[Data segment]:
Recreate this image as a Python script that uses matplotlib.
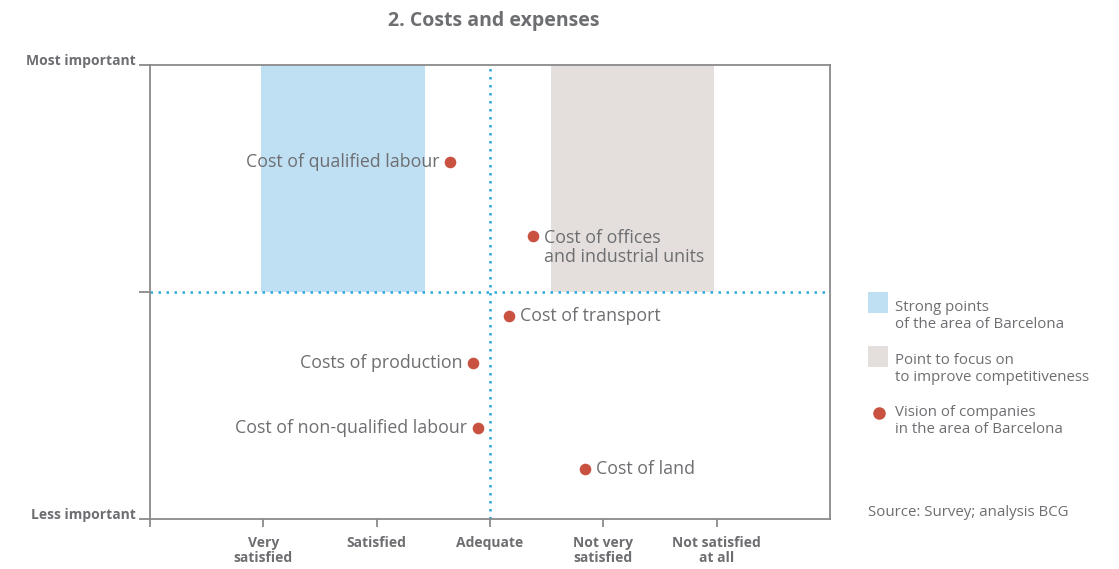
import matplotlib
matplotlib.use("Agg")
import matplotlib.pyplot as plt
import matplotlib.transforms as mtransforms
from matplotlib.patches import Rectangle
from matplotlib.lines import Line2D

plt.rcParams['font.family'] = ['Open Sans', 'DejaVu Sans']

# Data
x_categories = ["Very\nsatisfied", "Satisfied", "Adequate", "Not very\nsatisfied", "Not satisfied\nat all"]
x_positions = [1, 2, 3, 4, 5]
y_tick_labels = ["Less important", "", "Most important"]
y_tick_positions = [0, 5, 10]

point_labels = ["Cost of qualified labour", "Cost of offices\nand industrial units", "Cost of transport",
                "Costs of production", "Cost of non-qualified labour", "Cost of land"]
point_x = [2.65, 3.38, 3.17, 2.85, 2.89, 3.84]
point_y = [7.87, 6.23, 4.47, 3.44, 2.0, 1.1]
label_side = ["left", "right", "right", "left", "left", "right"]

strong_zone = (0.98, 2.43, 5, 10)   # x0, x1, y0, y1
focus_zone = (3.54, 4.98, 5, 10)

TXT = "#6d6e71"
SPINE = "#8a8a8a"
BLUE = "#bfdff3"
GREY = "#e4dfdd"
DOT = "#c8523f"
DOTTED = "#2aa8e0"

fig = plt.figure(figsize=(11.19, 5.69), dpi=100)
ax = fig.add_axes([150/1119, 1-519/569, 680/1119, 454/569])
ax.set_xlim(0, 6)
ax.set_ylim(0, 10)

ax.add_patch(Rectangle((strong_zone[0], strong_zone[2]), strong_zone[1]-strong_zone[0],
                       strong_zone[3]-strong_zone[2], facecolor=BLUE, edgecolor='none', zorder=0))
ax.add_patch(Rectangle((focus_zone[0], focus_zone[2]), focus_zone[1]-focus_zone[0],
                       focus_zone[3]-focus_zone[2], facecolor=GREY, edgecolor='none', zorder=0))

ax.axvline(3, color=DOTTED, linestyle=(0, (1, 2.2)), linewidth=1.8, zorder=1)
ax.axhline(5, color=DOTTED, linestyle=(0, (1, 2.2)), linewidth=1.8, zorder=1)

ax.scatter(point_x, point_y, s=70, color=DOT, zorder=3, linewidths=0)
for lab, px, py, side in zip(point_labels, point_x, point_y, label_side):
    if side == "left":
        ax.annotate(lab, (px, py), xytext=(-7.5, 0), textcoords='offset points',
                    ha='right', va='center', fontsize=12.8, color=TXT)
    elif '\n' in lab:
        ax.annotate(lab, (px, py), xytext=(8, 5.5), textcoords='offset points',
                    ha='left', va='top', fontsize=12.8, color=TXT, linespacing=1.1)
    else:
        ax.annotate(lab, (px, py), xytext=(8, 0), textcoords='offset points',
                    ha='left', va='center', fontsize=12.8, color=TXT)

for s in ax.spines.values():
    s.set_color(SPINE)
    s.set_linewidth(1.3)

ax.set_xticks([0] + x_positions)
ax.set_xticklabels([""] + x_categories, fontsize=10, fontweight='bold', color=TXT, linespacing=1.1)
ax.set_yticks(y_tick_positions)
ax.set_yticklabels(y_tick_labels, fontsize=10, fontweight='bold', color=TXT)
ax.tick_params(axis='x', direction='out', length=6, width=1.3, color=SPINE, pad=6.5)
ax.tick_params(axis='y', direction='out', length=8, width=1.3, color=SPINE, pad=2)
shift = mtransforms.ScaledTranslation(0, 5/100, fig.dpi_scale_trans)
for t in ax.get_yticklabels():
    t.set_transform(t.get_transform() + shift)

fig.text(494/1119, 1-21/569, "2. Costs and expenses", ha='center', va='center',
         fontsize=14, fontweight='bold', color=TXT)

# Legend
fig.patches.append(Rectangle((868/1119, 1-313/569), 20/1119, 21/569, transform=fig.transFigure,
                             facecolor=BLUE, edgecolor='none'))
fig.text(895/1119, 1-316/569, "Strong points\nof the area of Barcelona", ha='left', va='center',
         fontsize=10.8, color=TXT, linespacing=1.1)
fig.patches.append(Rectangle((868/1119, 1-367/569), 20/1119, 21/569, transform=fig.transFigure,
                             facecolor=GREY, edgecolor='none'))
fig.text(895/1119, 1-369/569, "Point to focus on\nto improve competitiveness", ha='left', va='center',
         fontsize=10.8, color=TXT, linespacing=1.1)
fig.lines.append(Line2D([879/1119], [1-413/569], transform=fig.transFigure, marker='o',
                        markersize=8, color=DOT, linestyle='none'))
fig.text(895/1119, 1-421/569, "Vision of companies\nin the area of Barcelona", ha='left', va='center',
         fontsize=10.8, color=TXT, linespacing=1.1)
fig.text(868/1119, 1-513/569, "Source: Survey; analysis BCG", ha='left', va='center',
         fontsize=10.8, color=TXT)

fig.savefig("out.png", dpi=100)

[Task directions]:
Omit any images, then output the listing exactly.

[Exercise response]:
Recreate this image as a Python script that uses matplotlib.
import matplotlib
matplotlib.use("Agg")
import matplotlib.pyplot as plt
import matplotlib.transforms as mtransforms
from matplotlib.patches import Rectangle
from matplotlib.lines import Line2D

plt.rcParams['font.family'] = ['Open Sans', 'DejaVu Sans']

# Data
x_categories = ["Very\nsatisfied", "Satisfied", "Adequate", "Not very\nsatisfied", "Not satisfied\nat all"]
x_positions = [1, 2, 3, 4, 5]
y_tick_labels = ["Less important", "", "Most important"]
y_tick_positions = [0, 5, 10]

point_labels = ["Cost of qualified labour", "Cost of offices\nand industrial units", "Cost of transport",
                "Costs of production", "Cost of non-qualified labour", "Cost of land"]
point_x = [2.65, 3.38, 3.17, 2.85, 2.89, 3.84]
point_y = [7.87, 6.23, 4.47, 3.44, 2.0, 1.1]
label_side = ["left", "right", "right", "left", "left", "right"]

strong_zone = (0.98, 2.43, 5, 10)   # x0, x1, y0, y1
focus_zone = (3.54, 4.98, 5, 10)

TXT = "#6d6e71"
SPINE = "#8a8a8a"
BLUE = "#bfdff3"
GREY = "#e4dfdd"
DOT = "#c8523f"
DOTTED = "#2aa8e0"

fig = plt.figure(figsize=(11.19, 5.69), dpi=100)
ax = fig.add_axes([150/1119, 1-519/569, 680/1119, 454/569])
ax.set_xlim(0, 6)
ax.set_ylim(0, 10)

ax.add_patch(Rectangle((strong_zone[0], strong_zone[2]), strong_zone[1]-strong_zone[0],
                       strong_zone[3]-strong_zone[2], facecolor=BLUE, edgecolor='none', zorder=0))
ax.add_patch(Rectangle((focus_zone[0], focus_zone[2]), focus_zone[1]-focus_zone[0],
                       focus_zone[3]-focus_zone[2], facecolor=GREY, edgecolor='none', zorder=0))

ax.axvline(3, color=DOTTED, linestyle=(0, (1, 2.2)), linewidth=1.8, zorder=1)
ax.axhline(5, color=DOTTED, linestyle=(0, (1, 2.2)), linewidth=1.8, zorder=1)

ax.scatter(point_x, point_y, s=70, color=DOT, zorder=3, linewidths=0)
for lab, px, py, side in zip(point_labels, point_x, point_y, label_side):
    if side == "left":
        ax.annotate(lab, (px, py), xytext=(-7.5, 0), textcoords='offset points',
                    ha='right', va='center', fontsize=12.8, color=TXT)
    elif '\n' in lab:
        ax.annotate(lab, (px, py), xytext=(8, 5.5), textcoords='offset points',
                    ha='left', va='top', fontsize=12.8, color=TXT, linespacing=1.1)
    else:
        ax.annotate(lab, (px, py), xytext=(8, 0), textcoords='offset points',
                    ha='left', va='center', fontsize=12.8, color=TXT)

for s in ax.spines.values():
    s.set_color(SPINE)
    s.set_linewidth(1.3)

ax.set_xticks([0] + x_positions)
ax.set_xticklabels([""] + x_categories, fontsize=10, fontweight='bold', color=TXT, linespacing=1.1)
ax.set_yticks(y_tick_positions)
ax.set_yticklabels(y_tick_labels, fontsize=10, fontweight='bold', color=TXT)
ax.tick_params(axis='x', direction='out', length=6, width=1.3, color=SPINE, pad=6.5)
ax.tick_params(axis='y', direction='out', length=8, width=1.3, color=SPINE, pad=2)
shift = mtransforms.ScaledTranslation(0, 5/100, fig.dpi_scale_trans)
for t in ax.get_yticklabels():
    t.set_transform(t.get_transform() + shift)

fig.text(494/1119, 1-21/569, "2. Costs and expenses", ha='center', va='center',
         fontsize=14, fontweight='bold', color=TXT)

# Legend
fig.patches.append(Rectangle((868/1119, 1-313/569), 20/1119, 21/569, transform=fig.transFigure,
                             facecolor=BLUE, edgecolor='none'))
fig.text(895/1119, 1-316/569, "Strong points\nof the area of Barcelona", ha='left', va='center',
         fontsize=10.8, color=TXT, linespacing=1.1)
fig.patches.append(Rectangle((868/1119, 1-367/569), 20/1119, 21/569, transform=fig.transFigure,
                             facecolor=GREY, edgecolor='none'))
fig.text(895/1119, 1-369/569, "Point to focus on\nto improve competitiveness", ha='left', va='center',
         fontsize=10.8, color=TXT, linespacing=1.1)
fig.lines.append(Line2D([879/1119], [1-413/569], transform=fig.transFigure, marker='o',
                        markersize=8, color=DOT, linestyle='none'))
fig.text(895/1119, 1-421/569, "Vision of companies\nin the area of Barcelona", ha='left', va='center',
         fontsize=10.8, color=TXT, linespacing=1.1)
fig.text(868/1119, 1-513/569, "Source: Survey; analysis BCG", ha='left', va='center',
         fontsize=10.8, color=TXT)

fig.savefig("out.png", dpi=100)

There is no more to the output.